Kendilerine bağlı personel ile çalışmaya alışan iş insanları yeni nesil Z kuşağından da aynı bağlılığı göremeyeceğini düşünüyor. Gallup'un küresel araştırma sonuçlarına göre 2024 yılı itibarıyla Türkiye'de çalışan bağlılığı oranı sadece yüzde 15’ler seviyesinde çıkıyor. Bu kadar düşük bir oranın dört önemli nedeninin olabileceği ifade edilerek, “yetersiz ücret ve yan haklar, iş-özel yaşam dengesizliği, gelişim fırsatlarının azlığı, takdir eksikliği” olarak sıralanıyor.
Çalışan bağlılığının düşen seviyeleri, Z kuşağının iş dünyasını dönüştüren beklentileri ve yaklaşan yetenek kıtlığı krizi; iş dünyası gündeminde devamlı tartışılan üç kritik konu olarak yer alacağı belirtiliyor.
ÇALIŞAN BAĞLILIĞINDA ALARM!
Gallup'un küresel araştırma sonuçlarına göre 2024 yılı itibarıyla Türkiye'de çalışan bağlılığı oranı sadece yüzde 15’ler seviyesinde çıkıyor. Bu kadar düşük bir oranın dört önemli nedeninin olabileceği ifade edilerek, “yetersiz ücret ve yan haklar, iş-özel yaşam dengesizliği, gelişim fırsatlarının azlığı, takdir eksikliği” olarak sıralanıyor.
Öte yandan aynı araştırmaya göre her iki çalışandan biri aktif olarak iş ararken, işe giren her dört çalışandan biri kısa süre sonra işinden ayrılıyor. Bu kapsamda çalışanların yüzde 60'ının kalma ya da gitme kararını maaş ve yan haklara göre verdiği belirlendi.
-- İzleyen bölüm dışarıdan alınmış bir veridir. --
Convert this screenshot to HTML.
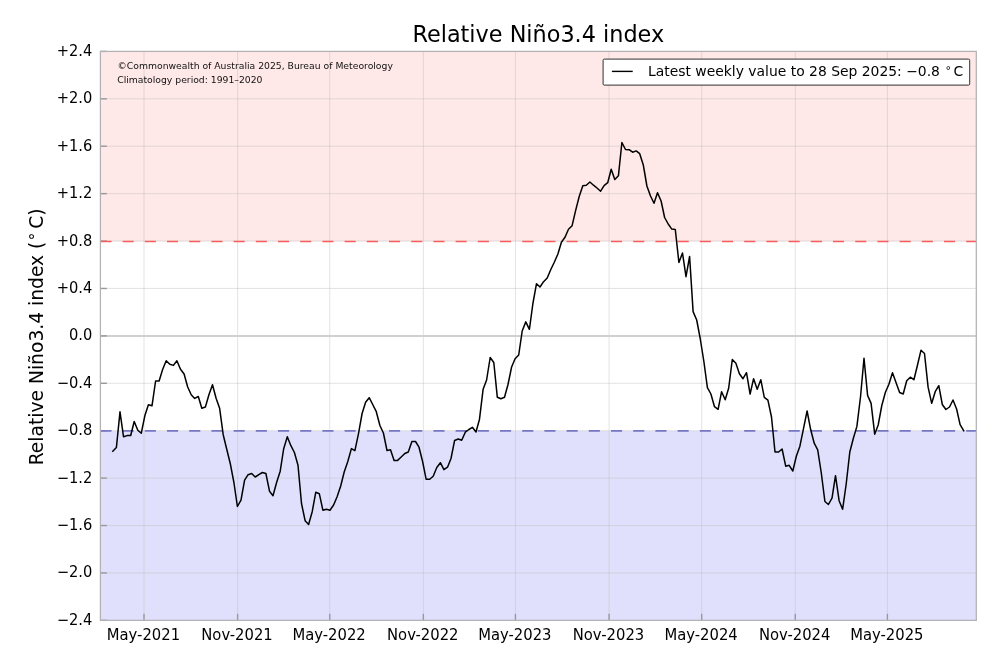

Yine, yüzde 62’sinin işyeri ile bağının kopuk ve yüzde 23’ünün ise tamamen kopuk çalışanların oranının olması da işverenler açısından endişe verici olarak nitelendiriliyor.
Z KUŞAĞI GERÇEĞİ: HIZLI KARAR, HIZLI AYRILIŞ!
Araştırmaya göre Z kuşağı ile ilgili en kritik durum gelişim ve geri bildirim eksikliği olarak nitelendiriliyor. Yine adayların yüzde 30'u işe girdikleri ilk hafta, yüzde 70'i ilk ay içinde şirketin kendileri için uygun olup olmadığına karar veriyor. Yeterli gelişim imkanı bulamayan ve geri bildirim alamayan çalışanların yüzde 63'ü ilk yıl içinde istifa ediyor.
VERİLER İŞ DÜNYASINI ENDİŞELİ HALE GETİRİYOR
Yapılan çalışmalarda ayrıca Türkiye'de yüzde 76 oranında yetenek kıtlığı olduğu yönünde bir sonucun ortaya çıkması işdünyasını endişelendiriyor. Bu kapsamda küresel araştırma şirketi Korn Ferry’nin araştırmalarında da 2030'da 85 milyon kişilik beceri açığı oluşacağı yönündeki belirlemeler de iş dünyasının endişelerinde haklı olabileceklerini ortaya koyuyor. Çünkü bu durumun dünya ekonomisine etkisinin 8,5 trilyon dolar olacağı tahmin ediliyor.
ÇALIŞAN-İŞVEREN İLİŞKİSİ İÇİN 3 ÖNEMLİ ÖNERİ
Bu kapsamda yeni dönemde çalışan-işveren ilişkisinin güçlü olabilmesi için şirketlerin üç noktaya odaklanması gerektiğine işaret edilirken, “Genç nesillerin beklentilerini karşılayan iş ortamları, başarıları kutlayan bir kültür ve güçlü bir işveren markası” şeklinde sıralanıyor. Bu çerçevede de “İşveren markası”nın yetenek savaşlarının cephe hattı olacağı işaret edilirken, geleneksel takdir yöntemlerinin ise artık yetersiz kaldığı ve sürdürülebilir ödüllendirme sistemleri şart olduğuna dikkat çekiliyor.